The most conservative and most progressive cities were identified using already-established research from Chris Tausanovtich and Christopher Warshaw. Topping the list for progressives include cities like Washington, D.C., Seattle, Oakland, Boston, Minneapolis and Detroit. The most conservative cities include Oklahoma City, Virginia Beach, Colorado Springs, Jacksonville, Florida, Arlington, Texas and Anaheim.
In Jacksonville, black students are 27 points behind their white peers in math, and 30 points behind in reading. Latino students there are 14 and 17 points behind their white peers in the same subjects.
Racial achievement gaps, as discouraging as they may be for black and Latino families, are not a new phenomenon, especially in cities. What is new, according to Chris Stewart, brightbeam CEO, is that these gaps are larger in places “you wouldn’t expect.”

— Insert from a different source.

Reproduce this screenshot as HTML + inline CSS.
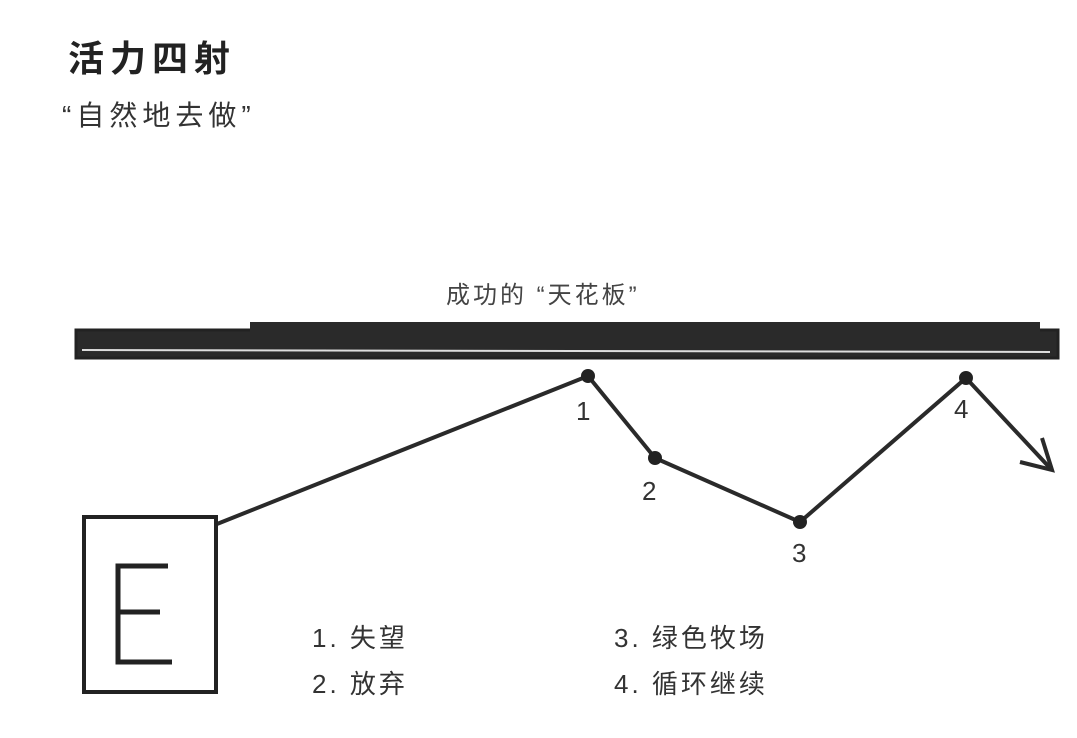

Progressive leaders often frame their policy proposals and their criticisms in terms of the impact on underprivileged people. Progressive rhetoric from leaders and lay people often reflects what I believe are sincere values of equity and a concern for those who have been “left out and left behind,” — for those those who have the greatest obstacles and the least opportunities. Given those values and the fact that progressives hold political and administrative power in their cities, the power to set tax rates, allocate spending and set policy, we would expect that they would live up to their own values and have the most equitable education systems in the country. But they don’t.
That doesn’t mean the most conservative cities are off the hook. A 26-point average black-white gap in math proficiency and a nearly 27-point gap average in reading in those cities is nothing to celebrate. But conservative-city gaps are considerably smaller than those found in progressive cities. In fact, in some conservative cities, at least one of the gaps has been effectively closed or even erased the gap in at least of of the academic categories we studied. For example, Anaheim, California, which has the same state standards for graduation as Oakland or San Francisco has a one-point gap between black and white students, and no gap between Latino and white students who graduate at a rate of 84 percent.
Researchers controlled for student population and ruled out the possibility that progressive cities, being somewhat larger on average than conservative ones, were at a disadvantage because of city size. They also looked at a number of other factors, including the percentage of white students in a district, income inequality levels in the cities, and more. Nothing they looked at made a meaningful dent in the results. The biggest predictor for a city having larger achievement gaps was whether it was dominated by progressives.
While the correlation between being a progressive city and having larger racial achievement gaps is striking, the study makes no claim as to what causes the larger gaps. We cannot say, based on the data if a certain policy, practice, or mindset common to progressive cities is to blame for these results.
The report includes recommendations for “all leaders with stewardship over children, elected, appointed or otherwise” to call their cities together to understand the issues, make better plans to address them, and share better information about student performance with parents. It invites parents and others to spread the word, demand a plan from their leaders and “make their voices heard in the halls of power.”